SASKATOON -- A set of journals written by a man on trial for his spouse's fatal stabbing were questioned by the Crown prosecutor during Blake Schreiner’s cross-examination on Monday.

In one of the journals, titled "NCR" (not criminally responsible), Schreiner writes about killing his spouse, Tammy Brown.

Brown was found dead, with about 80 stab wounds, in the couple’s River Heights home on January 29, 2019.

Schreiner has pleaded not guilty to first-degree murder in her death.

In the journal, Schreiner wrote he was under the influence of psilocybin, known as magic mushrooms, while stabbing Brown.

It marked the first time court heard Schreiner was high during the stabbing — appearing to contradict his own testimony on the stand.

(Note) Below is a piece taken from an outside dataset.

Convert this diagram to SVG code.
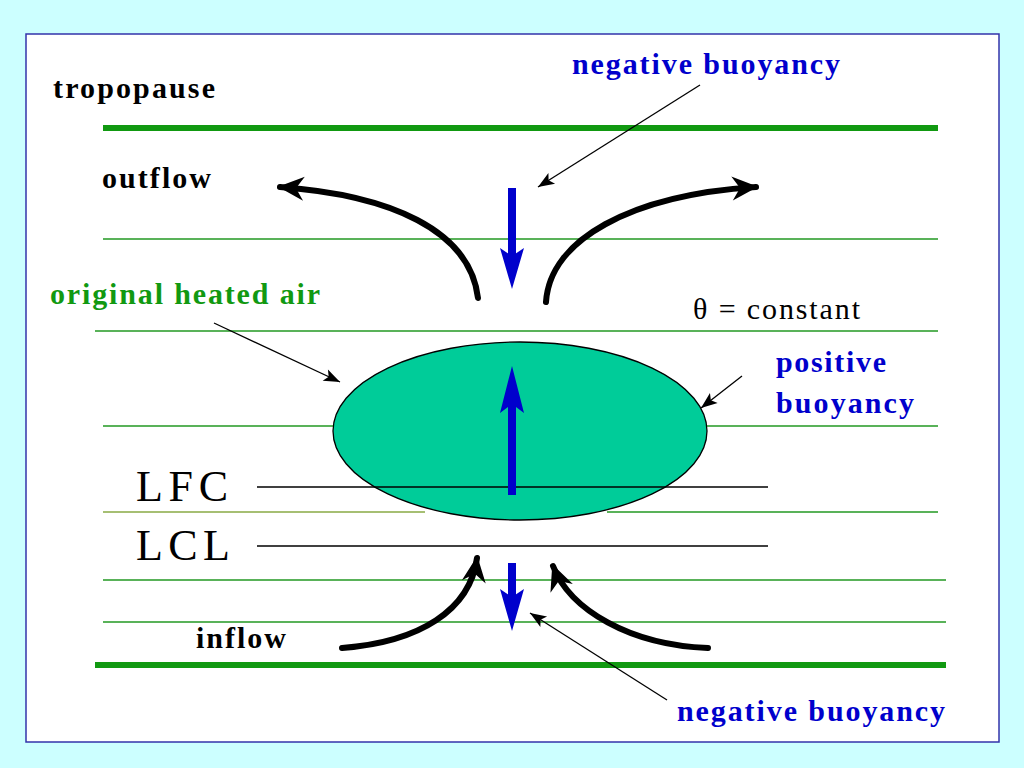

Schreiner said he lied in that journal, but corrected the story — to reflect he was sober — in another journal. 

Schreiner, now 39, previously said he was sober the day of Brown’s death and last used psilocybin mushrooms in November 2018. 

But on Monday, the Crown referenced Schreiner’s journals that said he took psilocybin at around 2:30 a.m. on the day of Brown’s death. 

Schreiner wrote that the magic mushrooms wore off at around 5:30 a.m., just after stabbing Brown.

The journals were written while he was in custody, about six months after Brown's killing.

Tammy BrownLast week, Schreiner testified he heard voices in his head the night of Brown’s death. Schreiner said he believed Brown was plotting to kill him. 

Crown Prosecutor Melodi Kujawa questioned why Schreiner didn’t tell police or psychiatrists about voices telling him Brown was trying to kill him. 

Schreiner agreed “things weren’t going well” in his relationship with Brown leading up to her death. 

Schreiner was unemployed and Brown was working long hours teaching at Sask. Polytechnic.

On the stand, during the cross-examination, Schreiner took long pauses before answering Kujawa’s questions. 

At one point, Schreiner said he “blacked out” and needed the Crown to re-ask a question.

Earlier in the trial, a different set of journals — which Schreiner used to document his psilocybin hallucinations — were entered as evidence. 

Justice Ronald Mills is presiding over the trial. It is scheduled to continue on Tuesday.